Wittier than ever, 4 July 2007
Author: robert-temple-1 from United Kingdom

This is the second of the Falcon films starring George Sanders. The dialogue crackles with even more electricity than in the first. This film has more substance and plot than its predecessor, but is even funnier, with both sight gags and witty remarks throughout which are often hilarious. Who can ever forget George Sanders standing and smoking a cigarette nonchalantly on a window ledge of a New York hotel, while the crowd below gasps and take bets on whether he will jump. When a policeman forces him inside the window at gunpoint, the street crowd sighs in disappointment, and one man says: 'I figured him for a phoney.' When Sanders goes into a florist shop to buy roses for his (new) fiancée, the woman running it is an old girl friend.
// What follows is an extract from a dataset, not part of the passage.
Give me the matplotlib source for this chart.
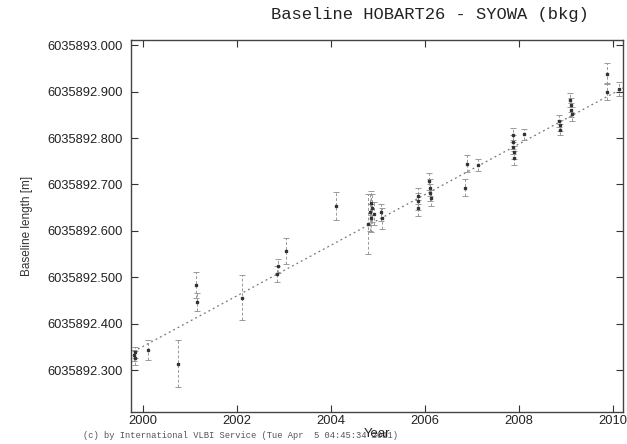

She is surprised and disappointed that he is getting married: 'You're much too undependable to be taken out of circulation. It's a crime.' He drolly replies: 'Yes, and I can't solve it. It's a perfect crime.' Hans Conreid, who stole scenes in the previous Falcon film as a police artist, really runs away with his scenes in this one as a hotel clerk. Wendy Barrie scintillates as much as ever, sometimes ferocious, at other times gentle, but always on fire. What a cracker! They don't make 'em like this any more. And all that on a low budget, with a couple of cars and a few cheap sets. Today's directors with their hundred million dollar budgets ought to take a look at some of these old cheapies and learn how to make real movies. Then we would not all be so bored by their silly special effects and exploding cars which they substitute for acting and witty dialogue, and we could enjoy a film again like people could in 1941.